*STATED EXERCISE:* Retype, word for word, the lines between the ones holding "Give me the D3.js source for this chart." and "const calcTime = [0.391, 0.110, 0.306, 0.723];", inclusive; pictures stay out of the copy.

*RECORDS FOR THE TASK:*
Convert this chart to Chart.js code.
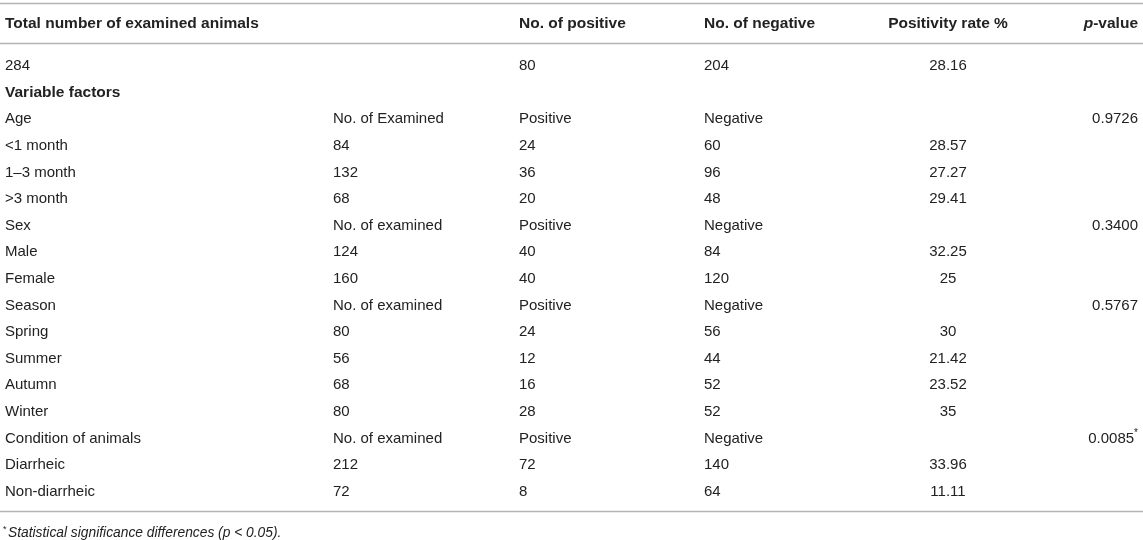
<!DOCTYPE html>
<html>
<head>
<meta charset="utf-8">
<title>Positivity by variable factors</title>
<script src="https://cdn.jsdelivr.net/npm/chart.js@4.4.1/dist/chart.umd.min.js"></script>
<style>
  html, body { margin: 0; padding: 0; background: #fff; }
  #wrap { width: 1143px; height: 540px; position: relative; }
</style>
</head>
<body>
<div id="wrap"><canvas id="mycanvas"></canvas></div>
<script>
// table content, one array per column
var headers = ['Total number of examined animals', '', 'No. of positive', 'No. of negative', 'Positivity rate %', 'p-value'];
var factors = ['284', 'Variable factors', 'Age', '<1 month', '1–3 month', '>3 month', 'Sex', 'Male', 'Female',
  'Season', 'Spring', 'Summer', 'Autumn', 'Winter', 'Condition of animals', 'Diarrheic', 'Non-diarrheic'];
var examined = ['', '', 'No. of Examined', '84', '132', '68', 'No. of examined', '124', '160',
  'No. of examined', '80', '56', '68', '80', 'No. of examined', '212', '72'];
var positive = ['80', '', 'Positive', '24', '36', '20', 'Positive', '40', '40',
  'Positive', '24', '12', '16', '28', 'Positive', '72', '8'];
var negative = ['204', '', 'Negative', '60', '96', '48', 'Negative', '84', '120',
  'Negative', '56', '44', '52', '52', 'Negative', '140', '64'];
var rate = ['28.16', '', '', '28.57', '27.27', '29.41', '', '32.25', '25',
  '', '30', '21.42', '23.52', '35', '', '33.96', '11.11'];
var pvalue = ['', '', '0.9726', '', '', '', '0.3400', '', '',
  '0.5767', '', '', '', '', '0.0085*', '', ''];
var boldRows = [1];
var footnote = 'Statistical significance differences (p < 0.05).';

var columns = [factors, examined, positive, negative, rate, pvalue];

// layout: column anchors (x px) and row positions (in row units)
var colX = [5, 333, 519, 704, 948, 1138];
var colAlign = ['left', 'left', 'left', 'left', 'center', 'right'];
var rowH = 26.6;
var yMin = -66 / rowH;
var headerRow = -1.58;
var ruleRows = [-2.38, -0.86, 16.74];
var footRow = 17.58;

var FONT = '"Liberation Sans", Arial, Helvetica, sans-serif';
var TEXT = '#222222';

var datasets = columns.map(function(col, c) {
  var pts = [];
  col.forEach(function(v, i) {
    pts.push({ x: colX[c], y: i, label: v });
  });
  return { label: headers[c], data: pts, pointRadius: 0, pointHoverRadius: 0, showLine: false };
});

function drawStar(ctx, text, x, y, align) {
  // text with trailing superscript asterisk
  var star = text.slice(-1) === '*';
  var main = star ? text.slice(0, -1) : text;
  ctx.font = '15px ' + FONT;
  var w = ctx.measureText(main).width;
  ctx.font = '10px ' + FONT;
  var sw = star ? ctx.measureText('*').width : 0;
  var left = x;
  if (align === 'right') left = x - w - sw;
  else if (align === 'center') left = x - (w + sw) / 2;
  ctx.textAlign = 'left';
  ctx.font = '15px ' + FONT;
  ctx.fillText(main, left, y);
  if (star) {
    ctx.font = '10px ' + FONT;
    ctx.fillText('*', left + w, y - 5);
  }
}

var tablePlugin = {
  id: 'tableText',
  afterDatasetsDraw: function(chart) {
    var ctx = chart.ctx;
    var xs = chart.scales.x, ys = chart.scales.y;
    ctx.save();
    ctx.fillStyle = TEXT;
    ctx.textBaseline = 'middle';

    // rules
    ctx.strokeStyle = '#b4b4b4';
    ctx.lineWidth = 1.5;
    ruleRows.forEach(function(r) {
      var py = Math.round(ys.getPixelForValue(r)) + 0.5;
      ctx.beginPath();
      ctx.moveTo(xs.getPixelForValue(0), py);
      ctx.lineTo(xs.getPixelForValue(1143), py);
      ctx.stroke();
    });

    // header
    var hy = ys.getPixelForValue(headerRow);
    var bold = 'bold 15.5px ' + FONT;
    headers.forEach(function(h, c) {
      if (!h) return;
      var hx = xs.getPixelForValue(colX[c]);
      if (h.indexOf('p-') === 0) {
        ctx.font = bold;
        var restW = ctx.measureText(h.slice(1)).width;
        ctx.font = 'italic ' + bold;
        var pW = ctx.measureText('p').width;
        ctx.textAlign = 'left';
        ctx.fillText('p', hx - restW - pW, hy);
        ctx.font = bold;
        ctx.fillText(h.slice(1), hx - restW, hy);
        return;
      }
      ctx.font = bold;
      ctx.textAlign = colAlign[c];
      ctx.fillText(h, hx, hy);
    });

    // cells, placed at the dataset points
    chart.data.datasets.forEach(function(ds, c) {
      var meta = chart.getDatasetMeta(c);
      meta.data.forEach(function(el, i) {
        var txt = ds.data[i].label;
        if (!txt) return;
        if (boldRows.indexOf(i) >= 0) {
          ctx.font = bold;
          ctx.textAlign = colAlign[c];
          ctx.fillText(txt, el.x, el.y);
        } else {
          drawStar(ctx, txt, el.x, el.y, colAlign[c]);
        }
      });
    });

    // footnote
    var fy = ys.getPixelForValue(footRow);
    ctx.textAlign = 'left';
    ctx.font = '9px ' + FONT;
    ctx.fillText('*', xs.getPixelForValue(3), fy - 4);
    ctx.font = 'italic 13.8px ' + FONT;
    ctx.fillText(footnote, xs.getPixelForValue(8), fy);
    ctx.restore();
  }
};

var ctx = document.getElementById('mycanvas');
var table = new Chart(ctx, {
  type: 'scatter',
  data: { datasets: datasets },
  plugins: [tablePlugin],
  options: {
    responsive: true,
    maintainAspectRatio: false,
    animation: false,
    layout: { padding: 0 },
    plugins: { legend: { display: false }, tooltip: { enabled: false } },
    events: [],
    scales: {
      x: { type: 'linear', display: false, min: 0, max: 1143 },
      y: { type: 'linear', display: false, reverse: true, min: yMin, max: yMin + 540 / rowH }
    }
  }
});
</script>
</body>
</html>
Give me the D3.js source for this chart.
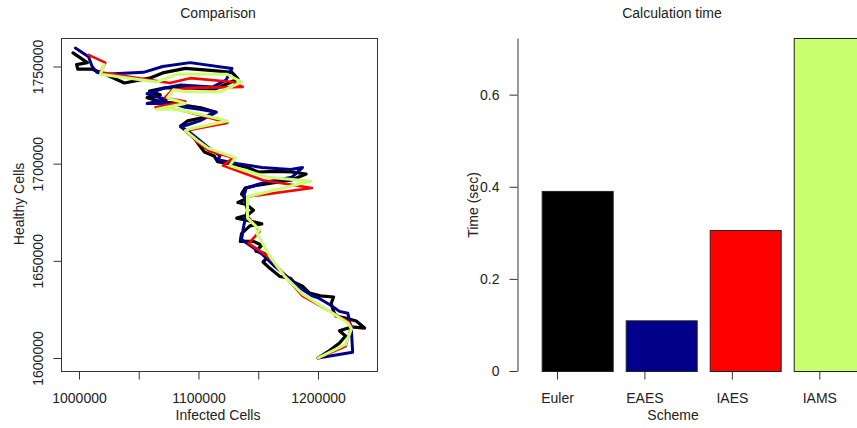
<!DOCTYPE html>
<html>
<head>
<meta charset="utf-8">
<script src="https://cdn.jsdelivr.net/npm/d3@7"></script>
<style>
  body { margin: 0; background: #fff; }
  svg text { font-family: "Liberation Sans", Arial, sans-serif; fill: #222; }
</style>
</head>
<body>
<div id="chart-container"></div>
<script>
// two panels side by side: phase plot of the four schemes, then a bar chart of run time
const svgWidth = 857;
const svgHeight = 428;

// scheme names and colours (R: black, darkblue, red, darkolivegreen1)
const schemes = ["Euler", "EAES", "IAES", "IAMS"];
const schemeColors = ["#000000", "#00008b", "#ff0000", "#caff70"];

// calculation time in seconds
const calcTime = [0.391, 0.110, 0.306, 0.723];

// trajectories, [infected, healthy] in thousands of cells
const eulerPath = [[1200,1600],[1210,1604],[1218,1607.7],[1223,1611.3],[1218,1614],[1228,1616],[1239,1615.4],[1232,1619],
  [1223,1620.6],[1215,1621.6],[1213,1624],[1211,1628],[1213,1631.4],[1202,1632],[1193,1633.4],[1187,1637],[1180,1639],
  [1177,1641],[1168,1642],[1160,1646],[1154,1649.4],[1159,1652.5],[1154,1654],[1148,1655],[1153,1658],[1146,1660],
  [1135,1660],[1136,1664],[1143,1668],[1153,1669],[1143,1670.5],[1132,1672],[1141,1673.6],[1146,1676],[1140,1679],
  [1133,1680],[1140,1682],[1136,1684.4],[1139,1687.5],[1150,1689],[1178,1691.6],[1190,1694.7],[1178,1695.7],[1165,1696],
  [1150,1695.7],[1141,1698],[1126,1700],[1116,1701],[1113,1704],[1105,1706],[1100,1710],[1096,1713.7],[1091,1716],
  [1085,1719.4],[1091,1722],[1106,1724],[1114,1726.6],[1102,1728.7],[1091,1729.7],[1081,1731],[1068,1732],[1057,1734],
  [1068,1735.4],[1059,1737.4],[1072,1739],[1091,1739],[1114,1738.4],[1133,1743.6],[1128,1747],[1110,1748],[1089,1749],
  [1070,1746.7],[1059,1744],[1038,1741.5],[1022,1746],[1011,1748.6],[999,1748.6],[998,1751],[1007,1752],[995,1757]];

const eaesPath = [[1200,1600],[1215,1601.5],[1229,1603],[1228,1614],[1225,1623],[1218,1624],[1211,1627],[1200,1631],
  [1195,1632],[1185,1636],[1172,1643],[1164,1647],[1153,1653.5],[1143,1658],[1136,1661],[1138,1668.4],[1141,1676],
  [1138,1683.4],[1140,1687.5],[1157,1690.6],[1178,1693],[1187,1698],[1177,1697],[1153,1698],[1133,1700],[1116,1702],
  [1118,1704],[1110,1707.5],[1101,1712],[1093,1716],[1085,1719],[1091,1720],[1101,1722],[1115,1726.5],[1101,1728],
  [1089,1729],[1078,1731],[1057,1731],[1073,1733],[1057,1736],[1072,1739],[1085,1740.5],[1112,1739.5],[1123,1743],
  [1128,1749],[1093,1752],[1070,1750],[1054,1747],[1021,1746],[1015,1747],[1011,1750],[1008,1755],[997,1759.5]];

const iaesPath = [[1200,1600],[1223,1606],[1228,1616.5],[1226,1618.5],[1187,1632],[1174,1641],[1160,1651.5],[1142,1659],
  [1151,1665],[1149,1667],[1141,1673],[1141,1683],[1195,1687.5],[1154,1691.5],[1120.5,1699],[1129,1703],[1109,1706.5],
  [1100,1710.6],[1089,1717],[1124,1721],[1104,1724.5],[1082,1728],[1064,1729],[1089,1732],[1072,1734],[1078,1738],
  [1095,1739],[1137,1739.5],[1129,1742],[1093,1744],[1076,1741.5],[1018,1747],[1022,1752],[1008,1756]];

const iamsPath = [[1200,1600],[1223,1607],[1228,1615],[1225,1618],[1187,1633],[1172,1642],[1160,1652],[1149,1664],
  [1151,1666],[1141,1672],[1141,1683],[1194,1691],[1158,1693],[1126,1699],[1131,1703],[1108,1708],[1099,1712],
  [1089,1717],[1093,1718],[1124,1722],[1104,1725],[1081,1728],[1065,1728],[1089,1731],[1074,1734],[1079,1738],
  [1090,1737],[1118,1737],[1136,1742],[1124,1746],[1082,1746],[1065,1742],[1018,1746],[1021,1751]];

const xTicks = [1000000, 1050000, 1100000, 1150000, 1200000];
const yTicks = [1600000, 1650000, 1700000, 1750000];
const timeTicks = [0, 0.2, 0.4, 0.6];

const svg = d3.select("#chart-container")
    .append("svg")
    .attr("width", svgWidth)
    .attr("height", svgHeight);

// ---------- left panel: Comparison ----------
const box = { left: 61, right: 377, top: 38, bottom: 371 };

const x = d3.scaleLinear().domain([1000000, 1200000]).range([79, 318]);
const y = d3.scaleLinear().domain([1600000, 1750000]).range([358, 66.5]);

const left = svg.append("g");

// trajectories, drawn in order so IAMS ends on top
const paths = [eulerPath, eaesPath, iaesPath, iamsPath];
const widths = [3.2, 3, 2.6, 3];
const line = d3.line()
    .x(d => x(d[0] * 1000))
    .y(d => y(d[1] * 1000));

left.selectAll(".traj")
    .data(paths)
    .enter()
    .append("path")
    .attr("class", "traj")
    .attr("d", d => line(d))
    .attr("fill", "none")
    .attr("stroke", (d, i) => schemeColors[i])
    .attr("stroke-width", (d, i) => widths[i])
    .attr("stroke-linejoin", "round")
    .attr("stroke-linecap", "round");

left.append("rect")
    .attr("x", box.left + 0.5)
    .attr("y", box.top + 0.5)
    .attr("width", box.right - box.left)
    .attr("height", box.bottom - box.top)
    .attr("fill", "none")
    .attr("stroke", "#333");

const xAxis = left.append("g")
    .attr("transform", `translate(0, ${box.bottom + 0.5})`)
    .call(d3.axisBottom(x).tickValues(xTicks).tickSize(8).tickPadding(14)
        .tickFormat(d => d % 100000 === 0 ? d3.format("d")(d) : ""));

const yAxis = left.append("g")
    .attr("transform", `translate(${box.left + 0.5}, 0)`)
    .call(d3.axisLeft(y).tickValues(yTicks).tickSize(8).tickFormat(d3.format("d")));

// R puts y labels parallel to the axis
yAxis.selectAll("text")
    .attr("transform", "rotate(-90)")
    .attr("x", 0)
    .attr("y", -19)
    .attr("dy", 0)
    .attr("text-anchor", "middle");

left.append("text")
    .text("Comparison")
    .attr("x", 218)
    .attr("y", 18)
    .attr("text-anchor", "middle")
    .style("font-size", "14px");

left.append("text")
    .text("Infected Cells")
    .attr("x", 218)
    .attr("y", 420)
    .attr("text-anchor", "middle")
    .style("font-size", "14px");

left.append("text")
    .text("Healthy Cells")
    .attr("transform", "translate(24, 204) rotate(-90)")
    .attr("text-anchor", "middle")
    .style("font-size", "14px");

// ---------- right panel: Calculation time ----------
const yR = d3.scaleLinear().domain([0, 0.723]).range([371, 38]);

const xBar = d3.scaleBand()
    .domain(schemes)
    .range([541.7, 864.7])
    .paddingInner(0.155)
    .paddingOuter(0);

// axis ticks in the original do not sit under the bar centres
const xTick = d3.scalePoint()
    .domain(schemes)
    .range([557, 819.3]);

const right = svg.append("g");

right.selectAll(".bar")
    .data(schemes)
    .enter()
    .append("rect")
    .attr("class", "bar")
    .attr("x", d => xBar(d) + 0.5)
    .attr("y", (d, i) => yR(calcTime[i]) + 0.5)
    .attr("width", xBar.bandwidth())
    .attr("height", (d, i) => yR(0) - yR(calcTime[i]))
    .attr("fill", (d, i) => schemeColors[i])
    .attr("stroke", "#222")
    .attr("stroke-width", 1);

right.append("g")
    .attr("transform", "translate(517.5, 0)")
    .call(d3.axisLeft(yR).tickValues(timeTicks).tickSize(8).tickSizeOuter(0).tickPadding(10)
        .tickFormat(d => d === 0 ? "0" : d3.format(".1f")(d)));

const xAxisR = right.append("g")
    .attr("transform", `translate(0, ${371.5})`)
    .call(d3.axisBottom(xTick).tickSize(8).tickPadding(14));
xAxisR.select(".domain").remove();

right.append("text")
    .text("Calculation time")
    .attr("x", 672)
    .attr("y", 18)
    .attr("text-anchor", "middle")
    .style("font-size", "14px");

right.append("text")
    .text("Scheme")
    .attr("x", 673)
    .attr("y", 420)
    .attr("text-anchor", "middle")
    .style("font-size", "14px");

right.append("text")
    .text("Time (sec)")
    .attr("transform", "translate(478, 205) rotate(-90)")
    .attr("text-anchor", "middle")
    .style("font-size", "14px");

// shared axis styling
svg.selectAll(".tick text").style("font-size", "14px").attr("font-family", null);
svg.selectAll(".tick line").attr("stroke", "#333");
svg.selectAll(".domain").attr("stroke", "#333");
xAxis.select(".domain").remove();
yAxis.select(".domain").remove();
</script>
</body>
</html>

*RESPONSE TO THE EXERCISE:*
Give me the D3.js source for this chart.
<!DOCTYPE html>
<html>
<head>
<meta charset="utf-8">
<script src="https://cdn.jsdelivr.net/npm/d3@7"></script>
<style>
  body { margin: 0; background: #fff; }
  svg text { font-family: "Liberation Sans", Arial, sans-serif; fill: #222; }
</style>
</head>
<body>
<div id="chart-container"></div>
<script>
// two panels side by side: phase plot of the four schemes, then a bar chart of run time
const svgWidth = 857;
const svgHeight = 428;

// scheme names and colours (R: black, darkblue, red, darkolivegreen1)
const schemes = ["Euler", "EAES", "IAES", "IAMS"];
const schemeColors = ["#000000", "#00008b", "#ff0000", "#caff70"];

// calculation time in seconds
const calcTime = [0.391, 0.110, 0.306, 0.723];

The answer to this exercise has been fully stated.